→ SET TASK
Narrow the data below down to the lines containing "this".
** start SUPPLIED DATA **
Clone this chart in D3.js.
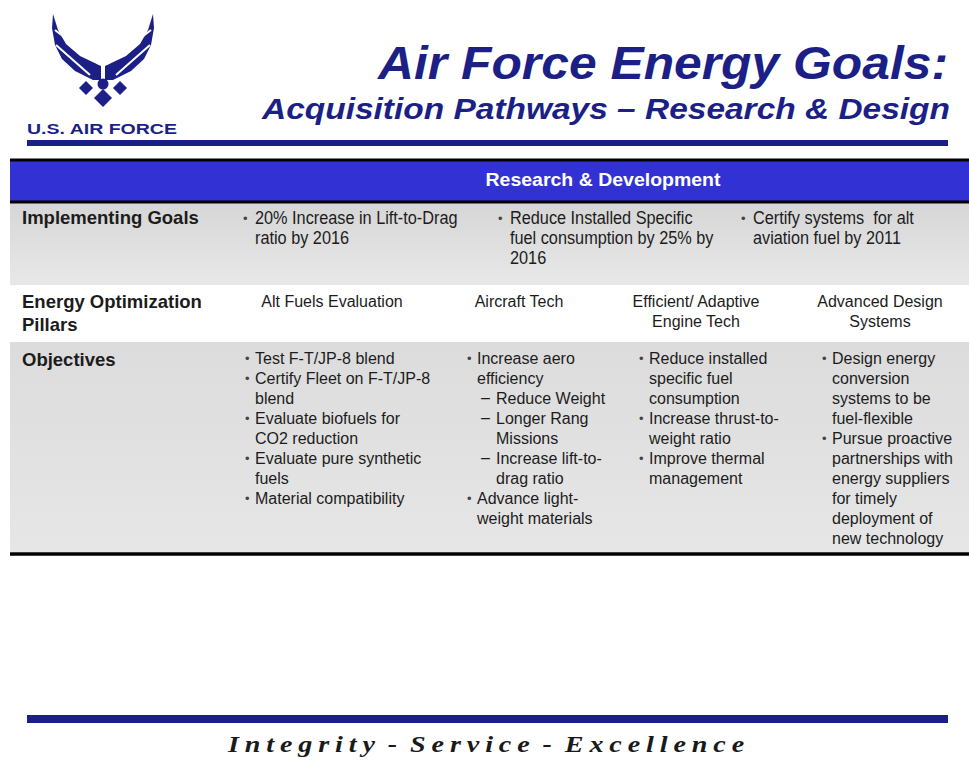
** end SUPPLIED DATA **
** start SUPPLIED DATA **
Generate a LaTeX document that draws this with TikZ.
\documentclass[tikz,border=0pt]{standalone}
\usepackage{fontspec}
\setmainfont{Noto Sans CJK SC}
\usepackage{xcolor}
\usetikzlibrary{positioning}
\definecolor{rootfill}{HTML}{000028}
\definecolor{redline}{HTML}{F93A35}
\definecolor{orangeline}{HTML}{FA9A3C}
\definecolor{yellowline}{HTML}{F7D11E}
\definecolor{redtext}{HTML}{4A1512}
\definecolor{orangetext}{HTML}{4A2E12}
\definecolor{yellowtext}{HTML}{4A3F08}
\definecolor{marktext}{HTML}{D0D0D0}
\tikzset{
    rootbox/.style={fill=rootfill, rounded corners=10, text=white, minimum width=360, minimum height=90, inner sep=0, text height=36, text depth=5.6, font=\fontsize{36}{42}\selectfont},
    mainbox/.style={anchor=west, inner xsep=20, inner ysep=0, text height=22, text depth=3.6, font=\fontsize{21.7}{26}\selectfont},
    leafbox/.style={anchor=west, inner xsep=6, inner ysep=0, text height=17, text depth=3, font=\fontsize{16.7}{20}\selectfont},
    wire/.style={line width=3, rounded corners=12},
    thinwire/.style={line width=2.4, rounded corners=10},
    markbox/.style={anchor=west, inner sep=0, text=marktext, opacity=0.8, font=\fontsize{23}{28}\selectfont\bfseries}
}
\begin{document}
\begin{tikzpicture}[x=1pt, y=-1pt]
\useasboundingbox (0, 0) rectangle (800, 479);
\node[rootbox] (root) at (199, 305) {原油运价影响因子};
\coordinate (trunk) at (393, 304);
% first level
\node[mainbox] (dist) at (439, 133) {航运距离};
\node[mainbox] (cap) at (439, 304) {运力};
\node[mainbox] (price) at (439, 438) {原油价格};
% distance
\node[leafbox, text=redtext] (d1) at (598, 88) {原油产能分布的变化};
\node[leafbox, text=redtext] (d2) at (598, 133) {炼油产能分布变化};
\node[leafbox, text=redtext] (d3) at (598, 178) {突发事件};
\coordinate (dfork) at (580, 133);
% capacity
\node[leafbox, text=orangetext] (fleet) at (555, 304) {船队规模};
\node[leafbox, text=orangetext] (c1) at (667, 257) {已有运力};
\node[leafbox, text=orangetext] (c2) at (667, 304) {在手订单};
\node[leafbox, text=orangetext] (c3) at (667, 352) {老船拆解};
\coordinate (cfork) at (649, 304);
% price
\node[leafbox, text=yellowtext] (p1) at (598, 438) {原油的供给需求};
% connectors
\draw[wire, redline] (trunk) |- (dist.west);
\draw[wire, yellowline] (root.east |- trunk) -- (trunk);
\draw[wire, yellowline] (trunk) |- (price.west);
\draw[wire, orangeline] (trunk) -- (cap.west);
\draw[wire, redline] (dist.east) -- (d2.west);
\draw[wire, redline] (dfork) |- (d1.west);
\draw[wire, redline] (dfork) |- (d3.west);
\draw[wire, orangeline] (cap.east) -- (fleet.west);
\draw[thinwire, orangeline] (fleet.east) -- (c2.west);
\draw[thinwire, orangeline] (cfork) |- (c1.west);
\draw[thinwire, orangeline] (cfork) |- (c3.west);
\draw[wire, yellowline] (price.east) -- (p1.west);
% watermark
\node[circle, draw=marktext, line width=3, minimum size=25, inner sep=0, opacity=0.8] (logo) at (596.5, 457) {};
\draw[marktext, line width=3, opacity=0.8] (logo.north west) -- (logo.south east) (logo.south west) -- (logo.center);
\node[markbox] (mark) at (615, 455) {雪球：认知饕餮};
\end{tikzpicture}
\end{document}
** end SUPPLIED DATA **
→ REPLY
Clone this chart in D3.js.
Generate a LaTeX document that draws this with TikZ.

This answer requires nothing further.